Ernie Hills

Personal information
- Full name: Ernest Fraser Hills
- Born: 3 March 1930 Ōtāhuhu, Auckland, NZ
- Died: 7 October 2020 (aged 90)

Playing information

Rugby union
- Position: wing
Representative
| Years | Team | Pld | T | G | FG | P |
| 1950 | Australia | 2 |  |  |  | 0 |

Rugby league
- Position: Wing
Club
| Years | Team | Pld | T | G | FG | P |
| 1956–57 | Western Suburbs | 29 | 19 | 0 | 0 | 57 |

= Ernie Hills =

Australia international rugby union & league player (1930–2020)

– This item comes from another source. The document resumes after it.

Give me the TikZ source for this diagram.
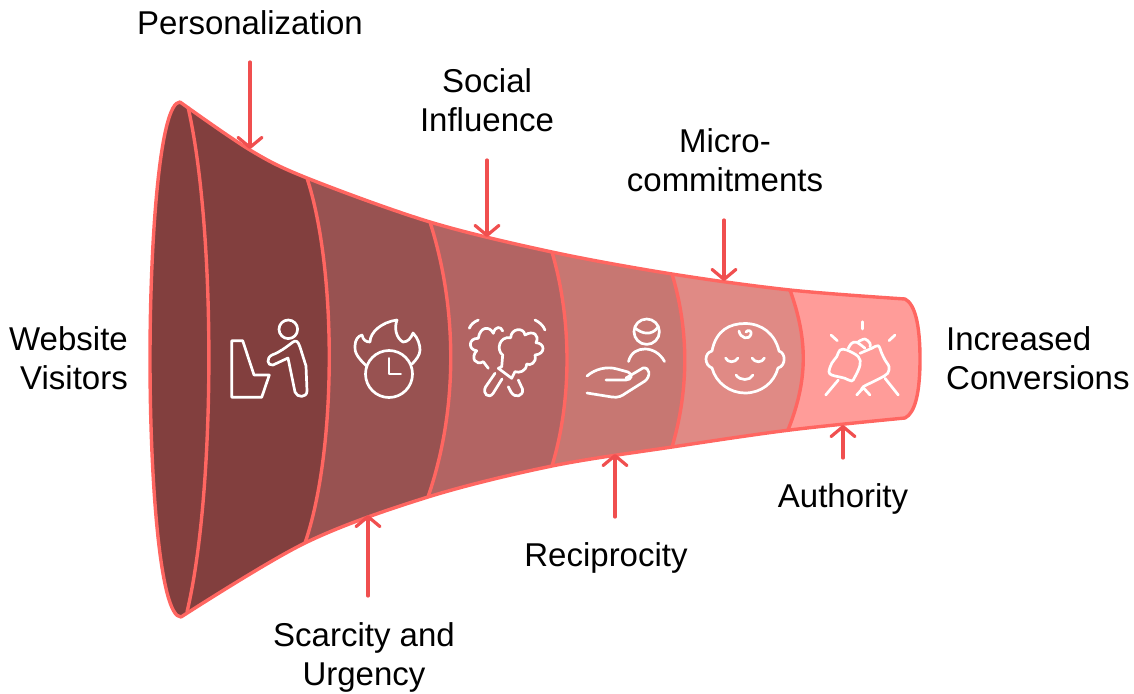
\documentclass[tikz,border=0pt]{standalone}
\usepackage{fontspec}
\setmainfont{Liberation Sans}
\usetikzlibrary{arrows.meta}
\definecolor{edgeC}{HTML}{FF6661}
\definecolor{arrC}{HTML}{F04F4F}
\definecolor{s1}{HTML}{823F3E}
\definecolor{s2}{HTML}{985251}
\definecolor{s3}{HTML}{B26463}
\definecolor{s4}{HTML}{C77772}
\definecolor{s5}{HTML}{E08A85}
\definecolor{s6}{HTML}{FF9C99}
\tikzset{
  lbl/.style={font=\fontsize{33}{39}\selectfont,text=black,inner sep=0pt},
  conn/.style={draw=arrC,line width=3.2pt,line cap=round,-{Straight Barb[length=10pt,width=24pt,line width=3.2pt,round]}},
  seam/.style={draw=edgeC,line width=3.4pt},
  ico/.style={draw=white,line width=2.7pt,line cap=round,line join=round},
}
\newcommand{\funneloutline}{
  (180,102)
  -- plot[smooth,tension=.55] coordinates {(180,102) (250,150) (307,178) (430,222) (552,252) (672,274) (790,290) (905,299)}
  .. controls (915,304) and (920,325) .. (920,359)
  .. controls (920,393) and (915,413) .. (905,418)
  -- plot[smooth,tension=.55] coordinates {(905,418) (790,430) (672,447) (552,466) (428,497) (305,543) (181,617)}
  .. controls (160,617) and (150,480) .. (150,359)
  .. controls (150,238) and (160,102) .. (180,102)
}
\begin{document}
\begin{tikzpicture}[x=1pt,y=-1pt]
\useasboundingbox (0,0) rectangle (1134,693);
\begin{scope}
  \clip \funneloutline;
  \fill[s6] (140,90) rectangle (930,630);
  \fill[s5] (140,90) -- (790,90) -- (790,290) .. controls (808,340) and (808,380) .. (788,430) -- (788,630) -- (140,630) -- cycle;
  \fill[s4] (140,90) -- (672,90) -- (672,274) .. controls (689,330) and (689,390) .. (672,447) -- (672,630) -- (140,630) -- cycle;
  \fill[s3] (140,90) -- (552,90) -- (552,252) .. controls (572,320) and (572,400) .. (552,466) -- (552,630) -- (140,630) -- cycle;
  \fill[s2] (140,90) -- (430,90) -- (430,222) .. controls (458,310) and (458,410) .. (428,497) -- (428,630) -- (140,630) -- cycle;
  \fill[s1] (140,90) -- (307,90) -- (307,178) .. controls (337,270) and (337,450) .. (305,543) -- (305,630) -- (140,630) -- cycle;
\end{scope}
\draw[seam] (188,107) .. controls (216,230) and (216,490) .. (187,612);
\draw[seam] (307,178) .. controls (337,270) and (337,450) .. (305,543);
\draw[seam] (430,222) .. controls (458,310) and (458,410) .. (428,497);
\draw[seam] (552,252) .. controls (572,320) and (572,400) .. (552,466);
\draw[seam] (672,274) .. controls (689,330) and (689,390) .. (672,447);
\draw[seam] (790,290) .. controls (808,340) and (808,380) .. (788,430);
\draw[draw=edgeC,line width=3.4pt,line join=round] \funneloutline -- cycle;

% icon 1
\draw[ico] (231.7,340.7) -- (242.7,340.7) -- (254,375) -- (269.3,375) -- (261.7,397.3) -- (231.7,397.3) -- cycle;
\draw[ico] (288.3,329.3) circle (9.3);
\draw[ico] (293,342) .. controls (285,348) and (280,352) .. (272,355) .. controls (266,358) and (267,366) .. (273,365)
  -- (288,358) -- (295,392) .. controls (297,398) and (307,398) .. (307,391) -- (306,366) -- (300,347) .. controls (298,341) and (296,340) .. (293,342);
% icon 2
\draw[ico] (389,374) circle (23.5);
\draw[ico] (389,358.3) -- (389,374) -- (400.7,374);
\draw[ico] (366.5,366) .. controls (358,358) and (354,352) .. (355,346) .. controls (355,340) and (358,336) .. (362,335)
  .. controls (363,340) and (366,342) .. (370,342) .. controls (370,332) and (382,322) .. (397,320)
  .. controls (394,328) and (396,338) .. (403,342) .. controls (408,342) and (411,338) .. (413,333)
  .. controls (418,338) and (420,345) .. (420,350) .. controls (420,355) and (416,360) .. (412,364);
% icon 3
\draw[ico] (469.3,328.3) .. controls (471,324) and (474,322) .. (478.3,320);
\draw[ico] (535,320) .. controls (539,322) and (543,325) .. (545,330);
\draw[ico] (502.7,331) .. controls (501,326) and (495,326) .. (493.3,333.3)
  .. controls (490,326) and (480,326) .. (478.3,338.3)
  .. controls (468,338) and (468,350) .. (476.7,350.7)
  .. controls (470,358) and (476,366) .. (483.3,361.7)
  -- (488.3,368.3);
\draw[ico] (501.7,366.7) -- (502.7,355)
  .. controls (496,350) and (499,336) .. (510.7,337.7)
  .. controls (511,328) and (524,327) .. (525,335)
  .. controls (533,330) and (540,335) .. (536,342.7)
  .. controls (545,343) and (546,354) .. (535,355)
  .. controls (537,363) and (530,366) .. (526.7,364)
  .. controls (526,372) and (519,373) .. (515,371.7)
  -- (511.7,378.3) -- (498.3,368.3) -- cycle;
\draw[ico] (495,373.3) -- (485.5,387) .. controls (482,394) and (489,399) .. (493,393.5) -- (502,379);
\draw[ico] (508.3,386.7) -- (511,392) .. controls (515,399) and (524,396) .. (522.5,389) -- (518.3,380);
% icon 4
\draw[ico] (646.7,331.7) circle (12.7);
\draw[ico] (635,328) .. controls (642,334) and (652,336) .. (658,327);
\draw[ico] (628.5,361.5) .. controls (631,352) and (638,349) .. (645,349) .. controls (652,349) and (660,353) .. (664.5,361.5);
\draw[ico] (587,376) .. controls (595,369) and (607,366) .. (617,369) -- (628,372) .. controls (633,374) and (632,380) .. (626,380) -- (606,380);
\draw[ico] (587,393) -- (612,397) .. controls (618,398) and (622,396) .. (626,393) -- (645,381)
  .. controls (651,376) and (650,367) .. (643,368) -- (626,378);
% icon 5
\draw[ico] (712,351) .. controls (716,330) and (730,323.5) .. (745,323.5) .. controls (762,323.5) and (775,334) .. (779,351)
  .. controls (786,353) and (786,366) .. (778,368) .. controls (774,383) and (761,393) .. (745,393)
  .. controls (730,393) and (716,383) .. (712,368) .. controls (704,365) and (704,353) .. (712,351);
\draw[ico] (739,331) .. controls (740,338) and (749,341) .. (751,334) .. controls (752,331) and (748,329) .. (746,332);
\draw[ico] (725.5,358) .. controls (728,363) and (735,363) .. (738,358);
\draw[ico] (752,358) .. controls (755,363) and (762,363) .. (764.5,358);
\draw[ico] (736,375) .. controls (740,381) and (750,381) .. (753,375);
% icon 6
\draw[ico] (862.7,321.7) -- (862.7,329);
\draw[ico] (831,335) -- (837.3,340.7);
\draw[ico] (895,335) -- (889,340.7);
\draw[ico] plot[smooth cycle,tension=.6] coordinates {(829,371.7) (831.7,363.3) (836.7,356.7) (840,350) (846.7,350) (858.3,356.7) (860,365) (855,376.7) (851.7,381) (845,378.3) (838.3,376.7) (831.7,375)};
\draw[ico] plot[smooth,tension=.6] coordinates {(848.3,348.3) (851.7,343.3) (856.7,342.3) (865,348.3)};
\draw[ico] plot[smooth,tension=.6] coordinates {(858.3,341.7) (865,339) (870,343.3) (870,346.7)};
\draw[ico] plot[smooth,tension=.5] coordinates {(860,353.3) (871.7,348.3) (878.3,345.7) (881.7,353.3) (885,360) (889,366.7) (887.7,373.3) (880,378.3) (863.3,386.7) (861.7,390)};
\draw[ico] (856.7,395) -- (863.3,387.7) -- (870,395);
\draw[ico] (885,378.3) -- (898.3,395);
\draw[ico] (838.3,380) -- (825.7,395);

% labels and connectors
\node[lbl] (pers) at (250,23) {Personalization};
\node[lbl,align=center] (soc) at (487,100.5) {Social\\Influence};
\node[lbl,align=center] (micro) at (725,160.5) {Micro-\\commitments};
\node[lbl,align=right,anchor=east] (web) at (128,358.5) {Website\\Visitors};
\node[lbl,align=left,anchor=west] (inc) at (946,358.5) {Increased\\Conversions};
\node[lbl,align=center] (scar) at (364,657) {Scarcity and\\Urgency};
\node[lbl] (rec) at (606,558) {Reciprocity};
\node[lbl] (auth) at (843,499) {Authority};
\coordinate (a1s) at (250,62);  \coordinate (a1e) at (250,149);
\coordinate (a2s) at (487,160); \coordinate (a2e) at (487,237);
\coordinate (a3s) at (724,220); \coordinate (a3e) at (724,281);
\coordinate (a4s) at (368,596); \coordinate (a4e) at (368,515);
\coordinate (a5s) at (615,517); \coordinate (a5e) at (615,454);
\coordinate (a6s) at (843,458); \coordinate (a6e) at (843,425);
\draw[conn] (a1s) -- (a1e);
\draw[conn] (a2s) -- (a2e);
\draw[conn] (a3s) -- (a3e);
\draw[conn] (a4s) -- (a4e);
\draw[conn] (a5s) -- (a5e);
\draw[conn] (a6s) -- (a6e);
\end{tikzpicture}
\end{document}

Ernest Fraser "Ernie" Hills (3 March 1930 – 7 October 2020) was a rugby union, and latterly rugby league, player who represented Australia.

== Career ==
Hills, a wing, was born in Auckland, NZ and claimed a total of 2 international rugby caps for Australia in 1950. He was a junior national sprint champion in New Zealand and represented Victoria at state level. He was considered a shock selection for the national team, with the team captain and coach Trevor Allan not knowing him before he was selected in the team.

In 1951 he returned to New Zealand and enlisted to serve in the Dominion Force in the Korean War.

Later in the 1950s he played rugby league in Australia for Western Suburbs.